FBI officials said the situation for families is far from hopeless. Law enforcement agencies check their database 5 million times daily, including for routine background checks of people stopped for traffic violations. Agency officials estimate that police checks of the FBI list helped in the recovery of 50,000 missing adults and children last year, though only a small fraction of that number were mentally ill adults.
Police say they take the disappearance of adults very seriously when there are doubts about the person's safety. For instance, Corpus Christi, Texas, police conducted helicopter searches of a remote beach last month where a depressed man abandoned his car after leaving a suicide note. Samuel Young Chong had dropped out of college without telling his parents, who apparently triggered Chong's disappearance when they came for what they believed would be his graduation.

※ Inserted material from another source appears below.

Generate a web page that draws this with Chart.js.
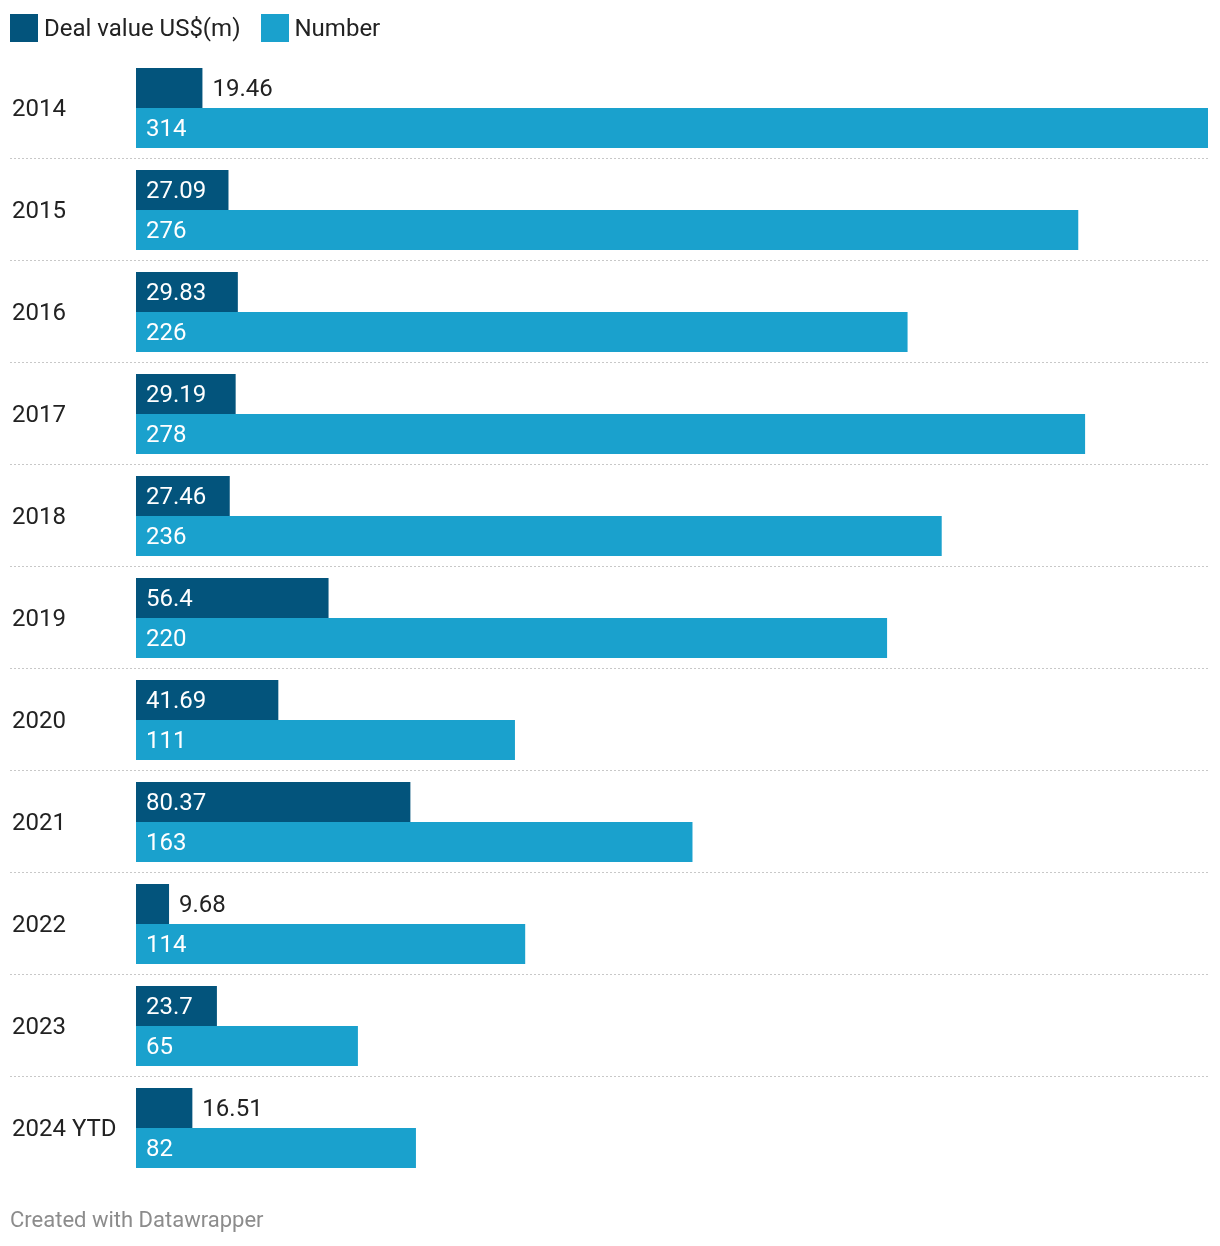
<!DOCTYPE html>
<html>
<head>
<meta charset="utf-8">
<script src="https://cdn.jsdelivr.net/npm/chart.js@4"></script>
<style>
    body { margin: 0; background: #fff; font-family: Roboto, sans-serif; }
    #wrap { position: relative; width: 1220px; height: 1246px; }
    #chart { position: absolute; left: 0; top: 0; }
    .legend { position: absolute; top: 14px; left: 10px; display: flex; align-items: center; font-size: 24px; color: #222; line-height: 28px; }
    .legend .item { display: flex; align-items: center; margin-right: 20px; }
    .legend .box { width: 28px; height: 28px; margin-right: 6px; }
    .footer { position: absolute; left: 10px; top: 1207px; font-size: 22px; color: #8c8c8c; }
</style>
</head>
<body>
<div id="wrap">
    <canvas id="chart" width="1220" height="1246"></canvas>
    <div class="legend">
        <div class="item"><span class="box" style="background:#03547c"></span>Deal value US$(m)</div>
        <div class="item"><span class="box" style="background:#1aa1cd"></span>Number</div>
    </div>
    <div class="footer">Created with Datawrapper</div>
</div>
<script>
const years = ['2014', '2015', '2016', '2017', '2018', '2019', '2020', '2021', '2022', '2023', '2024 YTD'];
const dealValue = [19.46, 27.09, 29.83, 29.19, 27.46, 56.4, 41.69, 80.37, 9.68, 23.7, 16.51];
const dealCount = [314, 276, 226, 278, 236, 220, 111, 163, 114, 65, 82];

const DARK = '#03547c';
const LIGHT = '#1aa1cd';
const FONT = '24px Roboto, sans-serif';

// dotted lines between the rows, running under the year labels too
const rowSeparators = {
    id: 'rowSeparators',
    beforeDatasetsDraw(chart) {
        const ctx = chart.ctx;
        const y = chart.scales.y;
        const step = (y.bottom - y.top) / years.length;
        ctx.save();
        ctx.strokeStyle = '#c8c8c8';
        ctx.lineWidth = 1;
        ctx.setLineDash([2, 2]);
        for (let i = 1; i < years.length; i++) {
            const yy = Math.round(y.top + step * i) - 0.5;
            ctx.beginPath();
            ctx.moveTo(10, yy);
            ctx.lineTo(chart.chartArea.right, yy);
            ctx.stroke();
        }
        ctx.restore();
    }
};

// value labels: white inside the bar when they fit, dark outside otherwise
const valueLabels = {
    id: 'valueLabels',
    afterDatasetsDraw(chart) {
        const ctx = chart.ctx;
        ctx.save();
        ctx.font = FONT;
        ctx.textBaseline = 'middle';
        ctx.textAlign = 'left';
        chart.data.datasets.forEach((ds, i) => {
            chart.getDatasetMeta(i).data.forEach((bar, j) => {
                const text = String(ds.data[j]);
                const w = ctx.measureText(text).width;
                const barW = bar.x - bar.base;
                if (w + 20 <= barW) {
                    ctx.fillStyle = '#ffffff';
                    ctx.fillText(text, bar.base + 10, bar.y + 2);
                } else {
                    ctx.fillStyle = '#222222';
                    ctx.fillText(text, bar.x + 10, bar.y + 2);
                }
            });
        });
        ctx.restore();
    }
};

new Chart(document.getElementById('chart'), {
    type: 'bar',
    data: {
        labels: years,
        datasets: [
            { label: 'Deal value US$(m)', data: dealValue, backgroundColor: DARK },
            { label: 'Number', data: dealCount, backgroundColor: LIGHT }
        ]
    },
    options: {
        indexAxis: 'y',
        responsive: false,
        animation: false,
        categoryPercentage: 80 / 102,
        barPercentage: 1,
        layout: { padding: { top: 57, bottom: 67, left: 12, right: 12 } },
        scales: {
            x: { display: false, min: 0, max: 314 },
            y: {
                grid: { display: false },
                border: { display: false },
                ticks: {
                    crossAlign: 'far',
                    color: '#222',
                    font: { family: 'Roboto', size: 24 },
                    padding: 0,
                    labelOffset: 2
                },
                afterFit(scale) { scale.width = 124; }
            }
        },
        plugins: {
            legend: { display: false },
            tooltip: { enabled: false }
        }
    },
    plugins: [rowSeparators, valueLabels]
});
</script>
</body>
</html>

Mike Walsh, commander of criminal investigations for the Corpus Christi police, said, ''We were expecting, based on the rhetoric, that we were going to find a body. Instead, police ultimately traced Chong to Los Angeles, allowing a relative to find him at an Internet cafe there and persuade him to return home.
But for every missing person like Chong, whose case has a happy ending, there are many more like Michael Jarvi of Naselle, Wash., a man with schizophrenia last seen before he abandoned his Ford Escort in an Oregon trailer park in March 2002. His parents received word from a DVD club recently that Jarvi's membership has been paid through April 2005, suggesting that he's still alive, but most of the other supposed tips have gone nowhere.
''How do you even guess where he is?" said Jarvi's father, James Jarvi. ''Every day you think about it, but you've just got to hope for the best."